Don't mess with this U.S. President: Viola Davis stars in "G20" on Prime Video. Credit: Ilze Kitshoff/Prime/Ilze Kitshoff

 MOVIE "G20"

WHERE Prime Video

WHAT IT'S ABOUT When it comes to elevator pitches, it would be tough to do better: "Air Force One" meets "Die Hard," with Viola Davis as the president, beating the heck out of the bad guys.

It's such an obvious hit that you have to wonder why it took so long to come to fruition. 

But we're here, in "G20," an old-school genre picture on Prime Video in which President Danielle Sutton (Davis), a veteran of the Iraq War, must save her fellow world leaders and her family after the G20 summit in Cape Town, South Africa, is taken over by terrorists.

MY SAY It will surprise no one to learn that Davis turns President Sutton into a compelling and charismatic figure, a powerful leader who is equally at home marshaling support for a geopolitical initiative that has become the talk of the summit (the details don't matter) and absolutely annihilating terrorists.

She is one of only a handful of actors to have won a competitive EGOT (an Emmy, Grammy, Oscar and Tony). And lets just go out on a limb here and say that John Gielgud and Audrey Hepburn, two of her EGOT counterparts, probably would've never starred in a movie like this.

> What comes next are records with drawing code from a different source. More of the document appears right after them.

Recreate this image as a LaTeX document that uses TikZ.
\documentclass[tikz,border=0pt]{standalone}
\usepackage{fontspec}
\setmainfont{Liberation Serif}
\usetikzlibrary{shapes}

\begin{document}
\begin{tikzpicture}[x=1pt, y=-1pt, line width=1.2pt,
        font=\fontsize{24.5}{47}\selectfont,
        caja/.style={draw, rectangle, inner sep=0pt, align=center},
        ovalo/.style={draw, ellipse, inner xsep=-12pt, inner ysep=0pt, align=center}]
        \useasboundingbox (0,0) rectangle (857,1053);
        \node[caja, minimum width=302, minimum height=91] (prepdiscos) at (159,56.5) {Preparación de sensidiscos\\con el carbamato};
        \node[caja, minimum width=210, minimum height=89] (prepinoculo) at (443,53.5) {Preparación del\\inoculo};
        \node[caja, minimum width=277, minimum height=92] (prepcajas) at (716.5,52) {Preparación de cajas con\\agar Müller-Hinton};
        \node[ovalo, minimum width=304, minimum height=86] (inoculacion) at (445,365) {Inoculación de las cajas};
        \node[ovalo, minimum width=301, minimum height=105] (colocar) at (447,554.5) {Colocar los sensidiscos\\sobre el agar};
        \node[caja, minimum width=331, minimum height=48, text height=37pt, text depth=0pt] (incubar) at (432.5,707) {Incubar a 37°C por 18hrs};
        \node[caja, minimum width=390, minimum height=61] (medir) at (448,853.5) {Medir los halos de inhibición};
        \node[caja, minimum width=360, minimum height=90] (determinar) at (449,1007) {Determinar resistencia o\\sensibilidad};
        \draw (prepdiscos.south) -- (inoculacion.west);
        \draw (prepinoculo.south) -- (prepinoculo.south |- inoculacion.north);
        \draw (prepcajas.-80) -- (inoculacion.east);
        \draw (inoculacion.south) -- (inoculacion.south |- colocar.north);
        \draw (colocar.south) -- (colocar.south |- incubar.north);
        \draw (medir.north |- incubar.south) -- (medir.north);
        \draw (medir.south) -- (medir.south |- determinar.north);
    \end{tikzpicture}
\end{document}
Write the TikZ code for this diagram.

The burden on director Patricia Riggen, the screenwriters and the rest of the team is to meet Davis on her level. If you're going to have one of the greatest actors of all time starring in your action movie, you'd better surround her with a screenplay and action scenes that justify her involvement.

The movie succeeds only intermittently on that front.

It's fun, most of the time, and it delivers the basic goods for audience members looking for a throwback to a style of filmmaking that's been mostly relegated to the past. 

But the writing could be crisper; the bad guys' plot stems around a ploy to use deepfakes of the world leaders to sink the world currency markets and profit over a surge in cryptocurrency (at least I think that's what they're doing, don't quote me on this). But it all ultimately revolves around the possession of the usual MacGuffin, in this case a crypto wallet.

There's some one-dimensional family drama that's added to humanize the Suttons. Anthony Anderson plays the first gentleman and Marsai Martin and Christopher Farrar play the kids. It brings little of interest to the story.

And if there were never again a scene of U.S. officials sitting around the Situation Room, or some other similar complex, and looking very concerned in front of a bunch of TV screens, that would be fine.

The same basic issues apply to the action sequences, which mostly revolve around quick camera movements and a bunch of close-ups, with very little broader perspective. When the movie lets Davis move cleanly through space and show off her physical chops, it works, but when it obfuscates things, the person doing the fighting almost doesn't matter.

BOTTOM LINE Viola Davis makes the movie worth watching for action genre fans, but there's untapped potential.